Maj. Gen. Robert R. Allardice, commander of the Coalition Air Force Transition Team, said the Iraqi air force in 2007 evolved from flying about 30 sorties a week to 300 by the end of the year. At the same time, the force's fleet grew from 28 airplanes to 56.
“The Iraqi air force began the movement from just a dream on paper to a force that will eventually become a credible air force serving the nation of Iraq,” General Allardice said.
The general also noted that the number of Iraqi airmen grew in the past 14 months from about 700 to roughly 1,350, plus about 450 operators currently undergoing training.
Now in the 12th month under his command, General Allardice lauded the “absolutely remarkable” progress of the coalition team responsible to the Multinational Security Transition Command-Iraq for standing up the Iraqi air force.
“When I showed up, the Iraqi air force was just barely starting their growth spurt,” he said. “Thanks to your United States Air Force, largely, with an infusion of about a total of 360 people and a lot of hard work on the Iraqi and multinational security transition corps (fronts) here, we've actually seen the Iraqi air force grow significantly in the past 12 months.”

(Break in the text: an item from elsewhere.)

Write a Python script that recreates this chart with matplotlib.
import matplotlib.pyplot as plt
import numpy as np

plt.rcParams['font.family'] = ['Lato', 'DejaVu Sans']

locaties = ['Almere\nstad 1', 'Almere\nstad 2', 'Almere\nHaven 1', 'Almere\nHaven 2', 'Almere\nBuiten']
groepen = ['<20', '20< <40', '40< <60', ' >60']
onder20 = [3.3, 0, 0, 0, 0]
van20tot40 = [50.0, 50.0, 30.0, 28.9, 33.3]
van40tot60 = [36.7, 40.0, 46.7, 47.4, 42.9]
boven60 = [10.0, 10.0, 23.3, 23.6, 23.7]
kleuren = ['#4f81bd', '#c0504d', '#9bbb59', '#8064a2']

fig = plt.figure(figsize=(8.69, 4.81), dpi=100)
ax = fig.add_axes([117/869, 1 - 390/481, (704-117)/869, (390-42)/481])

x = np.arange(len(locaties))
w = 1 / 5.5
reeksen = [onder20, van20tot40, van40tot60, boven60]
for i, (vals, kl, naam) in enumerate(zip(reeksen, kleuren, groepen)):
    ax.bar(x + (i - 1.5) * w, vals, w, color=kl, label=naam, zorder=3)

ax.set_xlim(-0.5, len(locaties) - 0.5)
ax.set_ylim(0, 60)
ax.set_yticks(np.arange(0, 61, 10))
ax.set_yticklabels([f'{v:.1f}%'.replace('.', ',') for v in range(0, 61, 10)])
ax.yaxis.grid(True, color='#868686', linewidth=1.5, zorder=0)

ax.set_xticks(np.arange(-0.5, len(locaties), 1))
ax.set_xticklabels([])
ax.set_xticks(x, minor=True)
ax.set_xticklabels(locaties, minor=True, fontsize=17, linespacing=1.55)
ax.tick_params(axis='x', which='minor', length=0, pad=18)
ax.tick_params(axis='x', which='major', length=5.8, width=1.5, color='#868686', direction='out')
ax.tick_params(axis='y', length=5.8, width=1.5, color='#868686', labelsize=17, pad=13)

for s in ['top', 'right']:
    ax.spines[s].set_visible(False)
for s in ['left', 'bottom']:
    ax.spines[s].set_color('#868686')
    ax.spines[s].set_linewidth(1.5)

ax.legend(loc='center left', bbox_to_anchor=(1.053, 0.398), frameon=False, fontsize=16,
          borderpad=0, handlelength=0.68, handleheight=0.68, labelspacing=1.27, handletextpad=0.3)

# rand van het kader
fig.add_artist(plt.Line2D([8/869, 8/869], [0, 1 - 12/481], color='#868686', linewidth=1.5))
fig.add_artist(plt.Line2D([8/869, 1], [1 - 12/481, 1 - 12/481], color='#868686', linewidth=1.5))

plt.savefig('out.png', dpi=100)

In 1991, Iraq had the world's sixth-largest air force. But coalition forces largely obliterated the corps during operations Desert Storm and Iraqi Freedom. Rebuilding Iraq's air force began recently, the general said, with the first serious efforts beginning in earnest in 2005.
In the past year, the transition team has transformed the Iraqi air force from a fledgling corps to an active force that regularly carries out critical transportation, supply and surveillance missions. On the ground, in the meantime, Iraqi air force officials established an operations command center and a pilot school, plus a technical training school and an academy that has graduated its first class of basic trainees.
General Allardice said the current focus is on building an Iraqi air force capable of further supporting the counterinsurgency effort by the end of 2008, with an expected 100 aircraft flown by operators capable of providing three times the current level of surveillance and intelligence. By 2009, General Allardice said, he expects Iraqis to be able to defend their air sovereignty, which he characterized as the next strategic milestone.
“We are also focusing on building the institution that can actually perform the management (and) leadership functions of that air force,” he said. “And it's a pretty exciting thing, but it's also a very challenging effort.”
As the Iraqi air force reaches for new heights in counterinsurgency and combat capabilities, the current fleet continues to inspire the citizens of Iraq, the general said.
“The first time I flew on a Huey, it was the look on the face of the Iraqis that I could see as I flew over them that made me fully appreciate the impact of having an Iraqi aircraft in the air visible to the Iraqi people,” he said. “That, in my mind, is more important than shooting somebody from an airplane.”